Les bons débarras is a true French Canadian classic from 1979 and Charlotte Laurier who is the waif 13-year-old Manon was present for the question and answer.

With Francis Mankiewicz as director and Michael Brault cinematographer little could go wrong.

Set in the outback of Quebec, Manon lives with her single mother who is pregnant by the chief of police. Les bons debarras features Charlotte Laurier's first ever performance as the gamine with the face of an angel and the joual spewing mouth of a guttersnipe. Her loud swearing and abrasive personality is a dizzying contrast to the moments she spends reading deep into the Emily Bronte gothic romance novel Wuthering Heights.

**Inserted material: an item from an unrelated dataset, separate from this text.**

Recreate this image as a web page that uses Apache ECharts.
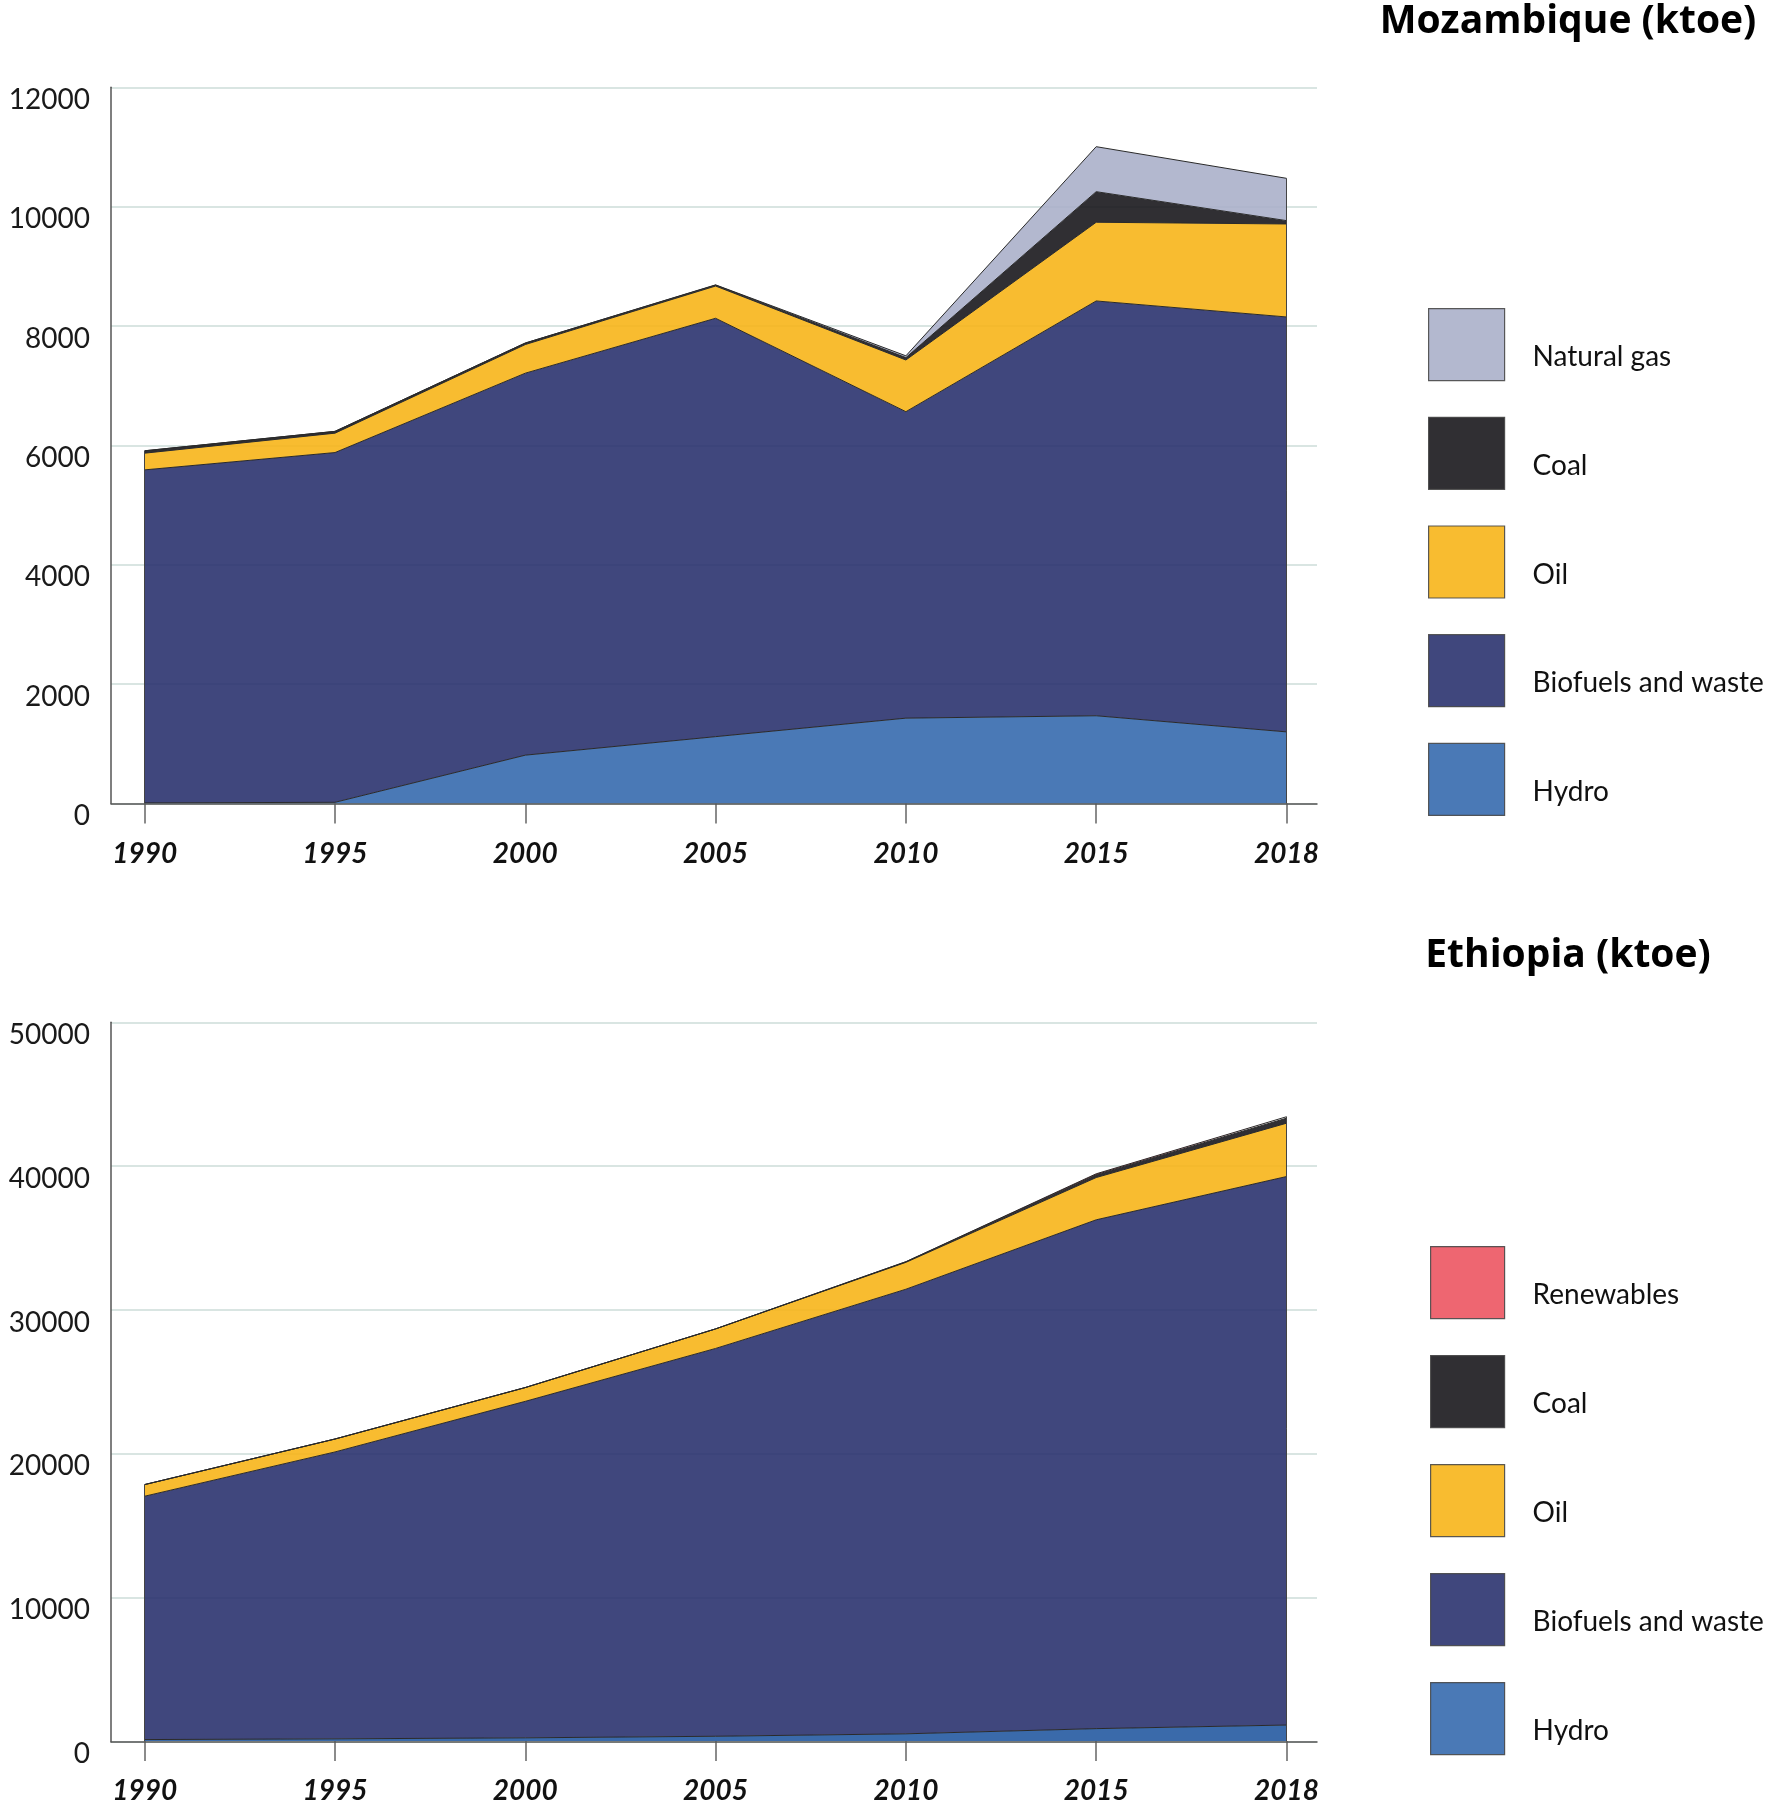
<!DOCTYPE html>
<html>
<head>
<meta charset="utf-8">
<script src="https://cdn.jsdelivr.net/npm/echarts@6/dist/echarts.min.js"></script>
<style>
  html, body { margin: 0; padding: 0; background: #ffffff; }
  #chart { width: 1770px; height: 1805px; }
</style>
</head>
<body>
<div id="chart"></div>
<script>
// ---- Data ----
const years = ['1990', '1995', '2000', '2005', '2010', '2015', '2018'];

// Mozambique (ktoe)
const mozHydro     = [10, 20, 810, 1120, 1430, 1470, 1200];
const mozBiofuels  = [5580, 5860, 6400, 7010, 5135, 6950, 6952];
const mozOil       = [280, 325, 480, 540, 866, 1319, 1558];
const mozCoal      = [40, 30, 25, 15, 40, 512, 56];
const mozGas       = [0, 0, 0, 5, 30, 754, 709];

// Ethiopia (ktoe)
const ethHydro     = [100, 150, 220, 330, 500, 860, 1110];
const ethBiofuels  = [16930, 19960, 23410, 26980, 30930, 35400, 38160];
const ethOil       = [810, 900, 960, 1360, 1870, 2940, 3710];
const ethCoal      = [0, 0, 0, 0, 40, 200, 350];
const ethRenew     = [0, 0, 0, 0, 5, 60, 100];

const mozLegend = ['Natural gas', 'Coal', 'Oil', 'Biofuels and waste', 'Hydro'];
const ethLegend = ['Renewables', 'Coal', 'Oil', 'Biofuels and waste', 'Hydro'];

// ---- Styling ----
const ALPHA = 0.88;
function base(hex) {
  const m = [1, 3, 5].map(i => parseInt(hex.substr(i, 2), 16));
  const b = m.map(v => Math.max(0, Math.min(255, Math.round((v - (1 - ALPHA) * 255) / ALPHA))));
  return '#' + b.map(v => v.toString(16).padStart(2, '0')).join('');
}
const COLORS = {
  'Natural gas': base('#b3b8cf'),
  'Coal': base('#2f2e33'),
  'Oil': base('#f8bc2f'),
  'Biofuels and waste': base('#3f467d'),
  'Hydro': base('#4a78b6'),
  'Renewables': base('#ee6670')
};
const ETH_HYDRO_COLOR = base('#3a69aa');

const FONT = 'Lato, "Open Sans", sans-serif';
const TITLE_FONT = '"Open Sans", Lato, sans-serif';

function totalAt(arrays, i) { return arrays.reduce((s, a) => s + a[i], 0); }

// vertical outline at the first and last year of a stack
function edgeLines(arrays) {
  const last = years.length - 1;
  return {
    silent: true,
    symbol: ['none', 'none'],
    label: { show: false },
    lineStyle: { color: '#444', width: 1, type: 'solid' },
    emphasis: { disabled: true },
    data: [
      [{ coord: [years[0], 0] }, { coord: [years[0], totalAt(arrays, 0)] }],
      [{ coord: [years[last], 0] }, { coord: [years[last], totalAt(arrays, last)] }]
    ]
  };
}

function mkSeries(name, data, axisIdx, stack, colorOverride, edges) {
  const c = colorOverride || COLORS[name];
  const s = {
    name: name,
    type: 'line',
    xAxisIndex: axisIdx,
    yAxisIndex: axisIdx,
    stack: stack,
    data: data,
    symbol: 'none',
    color: c,
    lineStyle: { color: '#2a2a2a', width: 1 },
    areaStyle: { color: c, opacity: ALPHA },
    itemStyle: { color: c },
    emphasis: { disabled: true },
    animation: false
  };
  if (edges) s.markLine = edgeLines(edges);
  return s;
}

// outer frame axes (axis lines, y labels, gridlines)
function mkOuterX(gi) {
  return {
    type: 'value', gridIndex: gi, min: 0, max: 1, z: 5,
    axisLine: { show: true, onZero: false, lineStyle: { color: '#555', width: 1.5 } },
    axisTick: { show: false }, axisLabel: { show: false }, splitLine: { show: false }
  };
}
function mkOuterY(gi, max, interval) {
  return {
    type: 'value', gridIndex: gi, min: 0, max: max, interval: interval,
    axisLine: { show: true, onZero: false, lineStyle: { color: '#555', width: 1.5 } },
    axisTick: { show: false },
    axisLabel: {
      margin: 21,
      fontSize: 28,
      lineHeight: 25,
      fontFamily: FONT,
      color: '#1a1a1a',
      formatter: v => '\n' + v
    },
    splitLine: { show: true, lineStyle: { color: '#cddcd9', width: 1.5 } }
  };
}
// inner data axes (category years)
function mkInnerX(gi) {
  return {
    type: 'category', gridIndex: gi, data: years, boundaryGap: false,
    axisLine: { show: false },
    axisTick: { show: true, interval: 0, length: 20, lineStyle: { color: '#666', width: 1.5 } },
    axisLabel: {
      interval: 0,
      margin: 36,
      fontSize: 28,
      fontWeight: 'bold',
      fontStyle: 'italic',
      fontFamily: FONT,
      color: '#111'
    },
    splitLine: { show: false }
  };
}
function mkInnerY(gi, max) {
  return { type: 'value', gridIndex: gi, min: 0, max: max, show: false, splitLine: { show: false } };
}

function mkLegend(data, left, top, w, h, gap) {
  return {
    data: data,
    orient: 'vertical',
    left: left,
    top: top,
    padding: 0,
    itemWidth: w,
    itemHeight: h,
    itemGap: gap,
    icon: 'rect',
    selectedMode: false,
    itemStyle: { borderColor: '#444', borderWidth: 1.2, opacity: ALPHA },
    formatter: name => '\n' + name,
    textStyle: {
      fontSize: 28,
      lineHeight: 25,
      fontFamily: FONT,
      color: '#111',
      padding: [0, 0, 0, 23]
    }
  };
}

const mozAll = [mozHydro, mozBiofuels, mozOil, mozCoal, mozGas];
const ethAll = [ethHydro, ethBiofuels, ethOil, ethCoal, ethRenew];

const option = {
  backgroundColor: '#ffffff',
  animation: false,
  title: [
    {
      text: 'Mozambique (ktoe)', left: 1568, top: 2, padding: 0, textAlign: 'center',
      textStyle: { fontSize: 39, fontWeight: 'bold', color: '#000', fontFamily: TITLE_FONT }
    },
    {
      text: 'Ethiopia (ktoe)', left: 1568, top: 936, padding: 0, textAlign: 'center',
      textStyle: { fontSize: 39, fontWeight: 'bold', color: '#000', fontFamily: TITLE_FONT }
    }
  ],
  legend: [
    mkLegend(mozLegend, 1428, 308, 76, 72, 35.5),
    mkLegend(ethLegend, 1430, 1246, 74, 72, 35.8)
  ],
  grid: [
    { left: 111, top: 87.3, width: 1206, height: 716.2 },
    { left: 144.7, top: 87.3, width: 1141.8, height: 716.2 },
    { left: 111, top: 1022.3, width: 1206, height: 719.4 },
    { left: 144.7, top: 1022.3, width: 1141.8, height: 719.4 }
  ],
  xAxis: [mkOuterX(0), mkInnerX(1), mkOuterX(2), mkInnerX(3)],
  yAxis: [mkOuterY(0, 12000, 2000), mkInnerY(1, 12000), mkOuterY(2, 50000, 10000), mkInnerY(3, 50000)],
  series: [
    mkSeries('Hydro', mozHydro, 1, 'moz'),
    mkSeries('Biofuels and waste', mozBiofuels, 1, 'moz'),
    mkSeries('Oil', mozOil, 1, 'moz'),
    mkSeries('Coal', mozCoal, 1, 'moz'),
    mkSeries('Natural gas', mozGas, 1, 'moz', null, mozAll),
    mkSeries('Hydro', ethHydro, 3, 'eth', ETH_HYDRO_COLOR),
    mkSeries('Biofuels and waste', ethBiofuels, 3, 'eth'),
    mkSeries('Oil', ethOil, 3, 'eth'),
    mkSeries('Coal', ethCoal, 3, 'eth'),
    mkSeries('Renewables', ethRenew, 3, 'eth', null, ethAll)
  ]
};

const chart = echarts.init(document.getElementById('chart'), null, { renderer: 'canvas' });
chart.setOption(option);
</script>
</body>
</html>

Manon is very possessive of her mother Michelle [played with such exasperation and desperation by Marie Tifo] and intensely jealous of any man who comes between her and her mother. They together live with her brother Guy, a large man with the mind of a child, and the epitome of the Quebecois drunken lout, doing menial woodchopping to keep the family alive but going out every night for more beer.

Manon's plotting to keep her mother to herself only illuminates the fact that she is only a child living in a fantasy.

The scenes in Les Bons Débarras are very long and natural, and Charlotte Laurier replied in turn that as a child there were not many takes of each scene, she just had to come to full speed as quick as she could and there were only usually three takes, five at most, just to keep the scenes fresh and spontaneous.

Les Bons Débarras has always been a favourite film of ours, [studied and reviewed], and seeing it again on the screen after many years brings the magic of the film and the festival.